Repeat verbatim only the lines from the opening of the material below through the one that contains "14.0, 21.8, 15.8]".

● Source data:
* * *

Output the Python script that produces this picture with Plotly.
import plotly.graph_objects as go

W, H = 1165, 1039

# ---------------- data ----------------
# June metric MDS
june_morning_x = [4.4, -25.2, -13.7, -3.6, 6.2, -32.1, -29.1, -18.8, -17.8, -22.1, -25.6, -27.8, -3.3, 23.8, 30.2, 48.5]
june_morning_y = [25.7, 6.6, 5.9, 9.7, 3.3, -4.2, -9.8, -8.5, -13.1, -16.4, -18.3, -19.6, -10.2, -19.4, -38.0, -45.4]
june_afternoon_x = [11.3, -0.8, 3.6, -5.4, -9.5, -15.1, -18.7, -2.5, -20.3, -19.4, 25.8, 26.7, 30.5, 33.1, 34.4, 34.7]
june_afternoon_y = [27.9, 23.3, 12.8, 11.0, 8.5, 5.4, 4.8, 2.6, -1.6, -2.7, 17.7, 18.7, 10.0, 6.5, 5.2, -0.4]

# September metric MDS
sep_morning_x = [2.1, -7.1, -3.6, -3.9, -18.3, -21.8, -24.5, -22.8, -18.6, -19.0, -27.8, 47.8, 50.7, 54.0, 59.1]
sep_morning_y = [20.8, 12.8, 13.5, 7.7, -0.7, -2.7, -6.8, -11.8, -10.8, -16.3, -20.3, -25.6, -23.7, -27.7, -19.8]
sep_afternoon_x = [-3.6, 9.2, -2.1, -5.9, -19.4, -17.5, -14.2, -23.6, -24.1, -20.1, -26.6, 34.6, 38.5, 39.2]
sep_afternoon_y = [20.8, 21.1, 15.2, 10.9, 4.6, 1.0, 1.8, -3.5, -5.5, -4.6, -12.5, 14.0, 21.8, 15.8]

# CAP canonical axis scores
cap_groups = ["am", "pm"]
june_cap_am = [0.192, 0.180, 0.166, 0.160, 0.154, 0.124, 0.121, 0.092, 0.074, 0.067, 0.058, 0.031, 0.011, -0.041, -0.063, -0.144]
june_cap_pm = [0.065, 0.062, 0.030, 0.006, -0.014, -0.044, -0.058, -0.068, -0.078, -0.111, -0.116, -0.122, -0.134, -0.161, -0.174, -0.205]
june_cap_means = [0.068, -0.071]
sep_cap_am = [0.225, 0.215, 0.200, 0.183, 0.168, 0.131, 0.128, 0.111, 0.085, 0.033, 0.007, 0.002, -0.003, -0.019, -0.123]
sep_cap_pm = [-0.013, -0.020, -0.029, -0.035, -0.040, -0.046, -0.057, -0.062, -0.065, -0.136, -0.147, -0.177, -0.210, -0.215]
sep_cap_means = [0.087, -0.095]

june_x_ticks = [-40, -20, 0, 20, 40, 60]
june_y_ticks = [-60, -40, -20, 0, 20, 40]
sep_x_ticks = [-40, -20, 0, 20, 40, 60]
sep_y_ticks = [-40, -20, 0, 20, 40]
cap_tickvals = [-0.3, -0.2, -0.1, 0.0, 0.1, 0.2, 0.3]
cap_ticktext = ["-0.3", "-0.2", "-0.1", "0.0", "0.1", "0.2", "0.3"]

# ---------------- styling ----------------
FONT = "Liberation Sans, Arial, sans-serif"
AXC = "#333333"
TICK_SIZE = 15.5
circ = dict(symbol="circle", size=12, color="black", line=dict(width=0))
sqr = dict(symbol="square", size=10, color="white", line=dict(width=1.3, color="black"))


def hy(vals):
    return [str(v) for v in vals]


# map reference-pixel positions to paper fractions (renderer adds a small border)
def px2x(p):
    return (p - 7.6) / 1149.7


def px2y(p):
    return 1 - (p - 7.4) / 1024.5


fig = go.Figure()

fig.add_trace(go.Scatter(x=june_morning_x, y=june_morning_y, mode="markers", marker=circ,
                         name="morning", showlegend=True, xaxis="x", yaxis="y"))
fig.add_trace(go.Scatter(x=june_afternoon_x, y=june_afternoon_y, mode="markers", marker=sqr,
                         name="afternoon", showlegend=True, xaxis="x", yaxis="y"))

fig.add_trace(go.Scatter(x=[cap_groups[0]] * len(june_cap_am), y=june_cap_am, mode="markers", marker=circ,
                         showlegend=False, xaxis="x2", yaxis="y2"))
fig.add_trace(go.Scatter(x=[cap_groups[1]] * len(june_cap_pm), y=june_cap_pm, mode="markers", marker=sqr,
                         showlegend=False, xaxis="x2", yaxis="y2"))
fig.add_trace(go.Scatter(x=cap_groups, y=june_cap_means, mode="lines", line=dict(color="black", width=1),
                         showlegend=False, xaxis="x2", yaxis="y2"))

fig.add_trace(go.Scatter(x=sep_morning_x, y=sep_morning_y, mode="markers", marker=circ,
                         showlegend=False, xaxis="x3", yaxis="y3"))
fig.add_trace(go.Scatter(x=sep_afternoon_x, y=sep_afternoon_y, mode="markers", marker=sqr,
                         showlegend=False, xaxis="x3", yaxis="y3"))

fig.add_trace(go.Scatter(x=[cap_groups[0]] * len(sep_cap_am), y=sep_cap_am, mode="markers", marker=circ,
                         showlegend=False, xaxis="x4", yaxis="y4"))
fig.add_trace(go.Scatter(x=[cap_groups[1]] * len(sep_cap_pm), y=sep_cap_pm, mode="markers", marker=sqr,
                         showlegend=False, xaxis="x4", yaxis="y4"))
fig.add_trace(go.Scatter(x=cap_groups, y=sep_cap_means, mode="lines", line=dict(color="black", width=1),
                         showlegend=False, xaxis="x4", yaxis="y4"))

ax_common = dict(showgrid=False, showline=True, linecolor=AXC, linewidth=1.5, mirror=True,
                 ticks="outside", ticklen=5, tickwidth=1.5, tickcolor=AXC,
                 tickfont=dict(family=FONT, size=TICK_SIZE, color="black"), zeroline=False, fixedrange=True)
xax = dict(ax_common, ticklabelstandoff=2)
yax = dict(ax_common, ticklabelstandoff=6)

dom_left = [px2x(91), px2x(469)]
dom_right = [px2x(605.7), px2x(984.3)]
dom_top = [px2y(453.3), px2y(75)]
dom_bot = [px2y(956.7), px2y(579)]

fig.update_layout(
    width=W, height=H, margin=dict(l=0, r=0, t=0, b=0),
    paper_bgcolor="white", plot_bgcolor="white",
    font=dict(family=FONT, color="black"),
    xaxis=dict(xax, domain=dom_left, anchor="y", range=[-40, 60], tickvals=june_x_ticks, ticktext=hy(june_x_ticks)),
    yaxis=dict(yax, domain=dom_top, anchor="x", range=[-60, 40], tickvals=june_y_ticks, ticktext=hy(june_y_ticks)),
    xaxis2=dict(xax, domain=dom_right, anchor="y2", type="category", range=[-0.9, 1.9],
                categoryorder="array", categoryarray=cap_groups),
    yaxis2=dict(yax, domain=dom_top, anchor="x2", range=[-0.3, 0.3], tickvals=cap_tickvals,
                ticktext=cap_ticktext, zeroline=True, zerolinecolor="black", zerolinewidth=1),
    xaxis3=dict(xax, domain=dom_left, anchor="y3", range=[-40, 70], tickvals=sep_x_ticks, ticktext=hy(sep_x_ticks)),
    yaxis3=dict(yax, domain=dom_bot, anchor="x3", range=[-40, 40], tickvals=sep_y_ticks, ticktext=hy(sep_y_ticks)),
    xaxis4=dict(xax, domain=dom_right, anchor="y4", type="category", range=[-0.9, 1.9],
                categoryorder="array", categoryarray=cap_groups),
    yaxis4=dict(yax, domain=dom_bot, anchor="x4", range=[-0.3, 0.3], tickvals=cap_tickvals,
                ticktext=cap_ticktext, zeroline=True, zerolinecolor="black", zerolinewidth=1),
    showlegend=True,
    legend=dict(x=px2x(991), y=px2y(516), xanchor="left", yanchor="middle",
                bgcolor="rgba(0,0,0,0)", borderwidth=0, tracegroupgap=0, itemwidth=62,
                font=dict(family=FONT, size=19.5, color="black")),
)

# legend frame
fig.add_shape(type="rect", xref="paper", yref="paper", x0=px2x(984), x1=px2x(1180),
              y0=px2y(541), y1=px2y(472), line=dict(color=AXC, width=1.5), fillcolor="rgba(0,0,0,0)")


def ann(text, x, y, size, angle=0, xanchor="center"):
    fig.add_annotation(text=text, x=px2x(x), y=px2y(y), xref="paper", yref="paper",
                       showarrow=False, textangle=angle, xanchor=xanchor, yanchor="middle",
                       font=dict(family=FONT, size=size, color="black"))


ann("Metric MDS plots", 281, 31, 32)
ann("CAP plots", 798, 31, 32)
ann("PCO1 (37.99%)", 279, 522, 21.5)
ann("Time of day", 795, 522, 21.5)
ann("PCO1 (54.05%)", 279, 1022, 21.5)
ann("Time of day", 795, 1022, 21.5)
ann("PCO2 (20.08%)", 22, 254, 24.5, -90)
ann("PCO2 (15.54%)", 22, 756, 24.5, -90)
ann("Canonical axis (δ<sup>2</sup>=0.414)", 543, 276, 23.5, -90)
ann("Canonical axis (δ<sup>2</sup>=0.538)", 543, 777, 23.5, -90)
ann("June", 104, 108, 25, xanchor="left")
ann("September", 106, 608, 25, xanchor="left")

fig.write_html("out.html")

* * *

● Task output:
Output the Python script that produces this picture with Plotly.
import plotly.graph_objects as go

W, H = 1165, 1039

# ---------------- data ----------------
# June metric MDS
june_morning_x = [4.4, -25.2, -13.7, -3.6, 6.2, -32.1, -29.1, -18.8, -17.8, -22.1, -25.6, -27.8, -3.3, 23.8, 30.2, 48.5]
june_morning_y = [25.7, 6.6, 5.9, 9.7, 3.3, -4.2, -9.8, -8.5, -13.1, -16.4, -18.3, -19.6, -10.2, -19.4, -38.0, -45.4]
june_afternoon_x = [11.3, -0.8, 3.6, -5.4, -9.5, -15.1, -18.7, -2.5, -20.3, -19.4, 25.8, 26.7, 30.5, 33.1, 34.4, 34.7]
june_afternoon_y = [27.9, 23.3, 12.8, 11.0, 8.5, 5.4, 4.8, 2.6, -1.6, -2.7, 17.7, 18.7, 10.0, 6.5, 5.2, -0.4]

# September metric MDS
sep_morning_x = [2.1, -7.1, -3.6, -3.9, -18.3, -21.8, -24.5, -22.8, -18.6, -19.0, -27.8, 47.8, 50.7, 54.0, 59.1]
sep_morning_y = [20.8, 12.8, 13.5, 7.7, -0.7, -2.7, -6.8, -11.8, -10.8, -16.3, -20.3, -25.6, -23.7, -27.7, -19.8]
sep_afternoon_x = [-3.6, 9.2, -2.1, -5.9, -19.4, -17.5, -14.2, -23.6, -24.1, -20.1, -26.6, 34.6, 38.5, 39.2]
sep_afternoon_y = [20.8, 21.1, 15.2, 10.9, 4.6, 1.0, 1.8, -3.5, -5.5, -4.6, -12.5, 14.0, 21.8, 15.8]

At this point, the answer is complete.